Charts and diagrams as code:
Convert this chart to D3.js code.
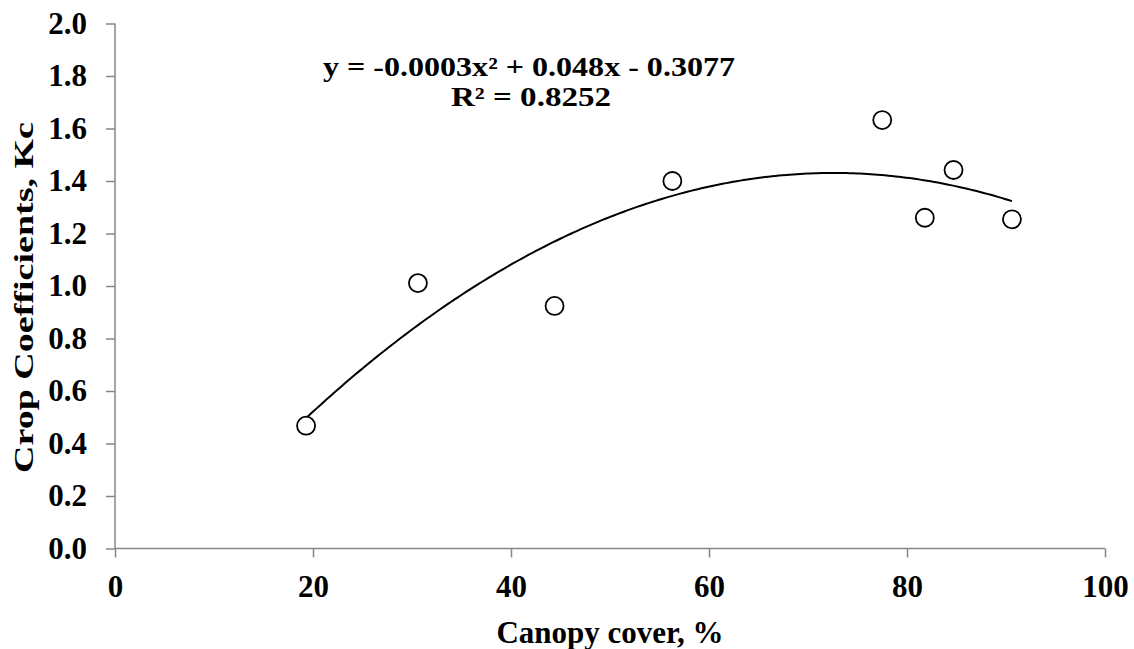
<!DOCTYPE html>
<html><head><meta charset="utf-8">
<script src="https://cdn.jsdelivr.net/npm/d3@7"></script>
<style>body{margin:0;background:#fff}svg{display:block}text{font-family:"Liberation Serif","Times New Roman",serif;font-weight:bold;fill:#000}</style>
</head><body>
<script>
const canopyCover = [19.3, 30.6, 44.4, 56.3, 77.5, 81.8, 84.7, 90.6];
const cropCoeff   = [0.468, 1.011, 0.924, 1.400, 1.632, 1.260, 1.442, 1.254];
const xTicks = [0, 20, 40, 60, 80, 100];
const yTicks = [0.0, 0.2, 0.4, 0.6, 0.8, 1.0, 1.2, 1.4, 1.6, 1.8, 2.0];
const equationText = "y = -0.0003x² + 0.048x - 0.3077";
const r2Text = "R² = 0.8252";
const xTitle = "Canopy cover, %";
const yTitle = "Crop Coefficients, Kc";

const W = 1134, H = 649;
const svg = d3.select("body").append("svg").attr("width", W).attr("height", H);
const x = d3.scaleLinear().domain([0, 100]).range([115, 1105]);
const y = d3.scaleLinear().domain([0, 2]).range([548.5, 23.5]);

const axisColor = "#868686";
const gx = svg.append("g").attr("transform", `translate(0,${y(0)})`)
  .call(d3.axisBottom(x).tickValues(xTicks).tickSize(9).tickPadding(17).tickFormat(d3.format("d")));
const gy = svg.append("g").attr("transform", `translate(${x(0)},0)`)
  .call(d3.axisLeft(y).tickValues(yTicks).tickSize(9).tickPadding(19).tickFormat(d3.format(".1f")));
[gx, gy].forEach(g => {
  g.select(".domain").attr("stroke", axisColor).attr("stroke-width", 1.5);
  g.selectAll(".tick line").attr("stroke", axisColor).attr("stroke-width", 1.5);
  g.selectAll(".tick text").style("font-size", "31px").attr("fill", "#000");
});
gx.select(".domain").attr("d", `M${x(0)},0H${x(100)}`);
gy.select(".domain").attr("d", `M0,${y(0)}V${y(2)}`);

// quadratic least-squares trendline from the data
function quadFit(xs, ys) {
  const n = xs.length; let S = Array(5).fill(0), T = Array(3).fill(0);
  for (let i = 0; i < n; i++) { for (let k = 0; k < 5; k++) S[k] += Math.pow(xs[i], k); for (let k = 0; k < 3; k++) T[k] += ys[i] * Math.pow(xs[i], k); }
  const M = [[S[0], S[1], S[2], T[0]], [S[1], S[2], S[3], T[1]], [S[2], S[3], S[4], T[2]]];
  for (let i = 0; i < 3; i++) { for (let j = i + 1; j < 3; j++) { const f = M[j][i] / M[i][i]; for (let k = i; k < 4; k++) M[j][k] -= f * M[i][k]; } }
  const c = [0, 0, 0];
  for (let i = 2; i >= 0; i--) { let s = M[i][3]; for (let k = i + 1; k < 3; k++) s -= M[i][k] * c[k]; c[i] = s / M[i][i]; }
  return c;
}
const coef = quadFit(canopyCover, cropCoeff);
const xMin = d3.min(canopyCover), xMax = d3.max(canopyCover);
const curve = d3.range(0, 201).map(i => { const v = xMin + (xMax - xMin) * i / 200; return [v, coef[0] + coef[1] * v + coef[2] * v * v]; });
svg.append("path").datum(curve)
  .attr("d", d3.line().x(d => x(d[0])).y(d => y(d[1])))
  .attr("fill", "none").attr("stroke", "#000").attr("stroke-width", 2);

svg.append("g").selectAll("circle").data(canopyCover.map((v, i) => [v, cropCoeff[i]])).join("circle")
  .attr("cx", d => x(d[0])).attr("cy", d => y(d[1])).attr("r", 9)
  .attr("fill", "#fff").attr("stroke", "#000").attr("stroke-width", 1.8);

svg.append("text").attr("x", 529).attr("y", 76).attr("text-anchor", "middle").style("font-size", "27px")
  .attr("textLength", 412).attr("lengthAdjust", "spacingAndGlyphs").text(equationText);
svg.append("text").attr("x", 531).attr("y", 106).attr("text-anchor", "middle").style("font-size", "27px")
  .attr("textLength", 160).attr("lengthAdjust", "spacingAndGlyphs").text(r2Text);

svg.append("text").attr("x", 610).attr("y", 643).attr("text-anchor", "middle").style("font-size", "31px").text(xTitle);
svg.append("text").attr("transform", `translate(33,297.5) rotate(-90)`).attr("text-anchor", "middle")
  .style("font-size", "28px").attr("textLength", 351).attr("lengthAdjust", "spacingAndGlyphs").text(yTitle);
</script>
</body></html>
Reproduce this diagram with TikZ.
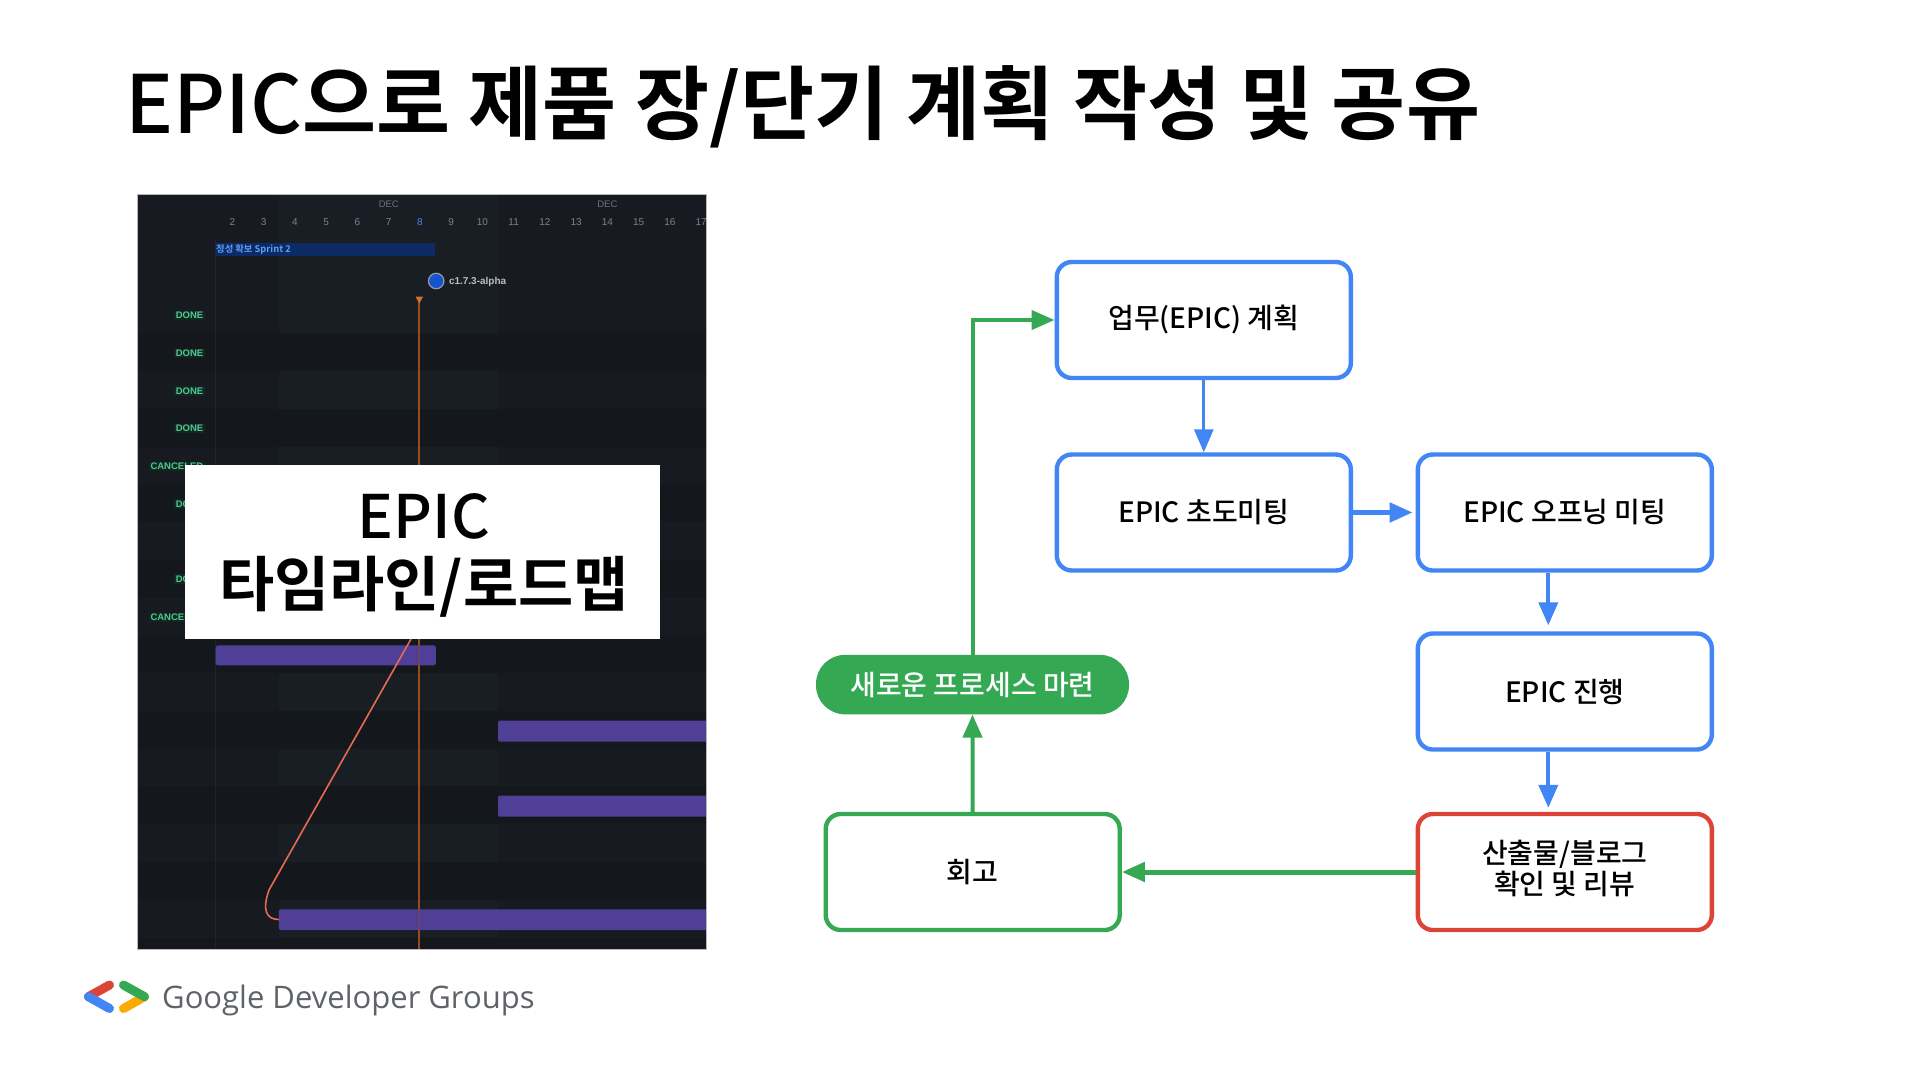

◆ WHAT NEEDS TO BE DONE ◆
What is needed is an exact reproduction of the data, pictures excluded.

◆ FULL SOLUTION ◆
Convert this chart to D3.js code.
<!DOCTYPE html>
<html><head><meta charset="utf-8">
<script src="https://cdn.jsdelivr.net/npm/d3@7"></script>
<style>body{margin:0;background:#fff}svg{display:block}text{font-family:"Liberation Serif","Times New Roman",serif;font-weight:bold;fill:#000}</style>
</head><body>
<script>
const canopyCover = [19.3, 30.6, 44.4, 56.3, 77.5, 81.8, 84.7, 90.6];
const cropCoeff   = [0.468, 1.011, 0.924, 1.400, 1.632, 1.260, 1.442, 1.254];
const xTicks = [0, 20, 40, 60, 80, 100];
const yTicks = [0.0, 0.2, 0.4, 0.6, 0.8, 1.0, 1.2, 1.4, 1.6, 1.8, 2.0];
const equationText = "y = -0.0003x² + 0.048x - 0.3077";
const r2Text = "R² = 0.8252";
const xTitle = "Canopy cover, %";
const yTitle = "Crop Coefficients, Kc";

const W = 1134, H = 649;
const svg = d3.select("body").append("svg").attr("width", W).attr("height", H);
const x = d3.scaleLinear().domain([0, 100]).range([115, 1105]);
const y = d3.scaleLinear().domain([0, 2]).range([548.5, 23.5]);

const axisColor = "#868686";
const gx = svg.append("g").attr("transform", `translate(0,${y(0)})`)
  .call(d3.axisBottom(x).tickValues(xTicks).tickSize(9).tickPadding(17).tickFormat(d3.format("d")));
const gy = svg.append("g").attr("transform", `translate(${x(0)},0)`)
  .call(d3.axisLeft(y).tickValues(yTicks).tickSize(9).tickPadding(19).tickFormat(d3.format(".1f")));
[gx, gy].forEach(g => {
  g.select(".domain").attr("stroke", axisColor).attr("stroke-width", 1.5);
  g.selectAll(".tick line").attr("stroke", axisColor).attr("stroke-width", 1.5);
  g.selectAll(".tick text").style("font-size", "31px").attr("fill", "#000");
});
gx.select(".domain").attr("d", `M${x(0)},0H${x(100)}`);
gy.select(".domain").attr("d", `M0,${y(0)}V${y(2)}`);

// quadratic least-squares trendline from the data
function quadFit(xs, ys) {
  const n = xs.length; let S = Array(5).fill(0), T = Array(3).fill(0);
  for (let i = 0; i < n; i++) { for (let k = 0; k < 5; k++) S[k] += Math.pow(xs[i], k); for (let k = 0; k < 3; k++) T[k] += ys[i] * Math.pow(xs[i], k); }
  const M = [[S[0], S[1], S[2], T[0]], [S[1], S[2], S[3], T[1]], [S[2], S[3], S[4], T[2]]];
  for (let i = 0; i < 3; i++) { for (let j = i + 1; j < 3; j++) { const f = M[j][i] / M[i][i]; for (let k = i; k < 4; k++) M[j][k] -= f * M[i][k]; } }
  const c = [0, 0, 0];
  for (let i = 2; i >= 0; i--) { let s = M[i][3]; for (let k = i + 1; k < 3; k++) s -= M[i][k] * c[k]; c[i] = s / M[i][i]; }
  return c;
}
const coef = quadFit(canopyCover, cropCoeff);
const xMin = d3.min(canopyCover), xMax = d3.max(canopyCover);
const curve = d3.range(0, 201).map(i => { const v = xMin + (xMax - xMin) * i / 200; return [v, coef[0] + coef[1] * v + coef[2] * v * v]; });
svg.append("path").datum(curve)
  .attr("d", d3.line().x(d => x(d[0])).y(d => y(d[1])))
  .attr("fill", "none").attr("stroke", "#000").attr("stroke-width", 2);

svg.append("g").selectAll("circle").data(canopyCover.map((v, i) => [v, cropCoeff[i]])).join("circle")
  .attr("cx", d => x(d[0])).attr("cy", d => y(d[1])).attr("r", 9)
  .attr("fill", "#fff").attr("stroke", "#000").attr("stroke-width", 1.8);

svg.append("text").attr("x", 529).attr("y", 76).attr("text-anchor", "middle").style("font-size", "27px")
  .attr("textLength", 412).attr("lengthAdjust", "spacingAndGlyphs").text(equationText);
svg.append("text").attr("x", 531).attr("y", 106).attr("text-anchor", "middle").style("font-size", "27px")
  .attr("textLength", 160).attr("lengthAdjust", "spacingAndGlyphs").text(r2Text);

svg.append("text").attr("x", 610).attr("y", 643).attr("text-anchor", "middle").style("font-size", "31px").text(xTitle);
svg.append("text").attr("transform", `translate(33,297.5) rotate(-90)`).attr("text-anchor", "middle")
  .style("font-size", "28px").attr("textLength", 351).attr("lengthAdjust", "spacingAndGlyphs").text(yTitle);
</script>
</body></html>
Reproduce this diagram with TikZ.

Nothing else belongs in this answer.